Travis: Thanks for the quick count.
@Karolina: A system can get "screwed up" a lot of ways. Can you show me one daemon that will render a system useless when removed while running? The worst thing that will happen is that you lose data relative to that daemon itself. So, remove exim, and you lose some emails. Remove mpd and your mpd database may be corrupted, etc etc
Here's the thing. I think this is silly. We've been running without anything like this for... what 5 years? Anyone is more than welcome to start modifying 288 packages to stop the daemon on pre_remove, as there's nothing stopping you. Patches welcome.
@Roman: pacman hook status - 0% complete
I will never signoff on a package that does this.
EDIT: and most daemons I know do not fail if uninstalled. That is a complete farce. This isn't Windows- libraries are loaded into memory and kept until needed, config files are not parsed once a minute, etc.
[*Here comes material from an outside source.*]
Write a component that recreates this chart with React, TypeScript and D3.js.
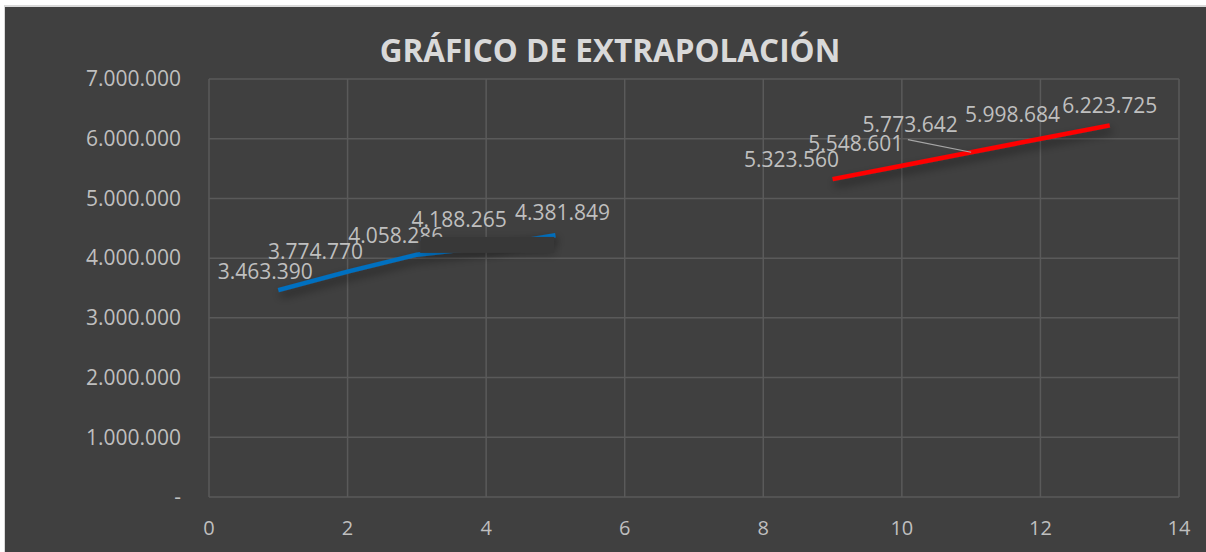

@Karolina: so when you run pacman -R you don't want to check what you're removing by dependency? I'm not sure Arch is the distro for you. Also, if a daemon is vital for you, you should put it in HoldPkg, and check upgrades, too.
Finally, remember that pacman is a cross-distro package manager, so if you want this to be done through pacman, then the hooks support must be implemented first, as Roman and me already pointed out, since not every distro will want this to happen, or will have rc scripts in /etc/rc.d.
@Dan, I see your point, and you're right about daemons not breaking. My question is: why would *you* uninstall a daemon without stopping it? I just see one corner case: when pacman is broken and you need to remove the package just to reinstall it a few moments later (think of the right-now-unsupported package substitution), but this is completely another problem, and not enabling daemon stopping *just for this reason* seems stupid to me.
About the stale file, since /var/run gets emptied at every boot (see rc.sysinit), this could be considered a minor problem, since it only lasts until the next reboot. Anyway this is an architectural problem, and an official position should be taken, so the question remains valid.
I could probably think of a few cases that'd be similar, but I think most of them are oriented at managing servers and machines remotely. If you never do this, it's not a big deal, but once you're talking about remote ONLY access, daemons remaining running until I tell them to stop could be a huge deal
So what's the final consensus here? Close with "won't implement"?
Very nicely said RedShift.
@aaron I think won't implement would be fine.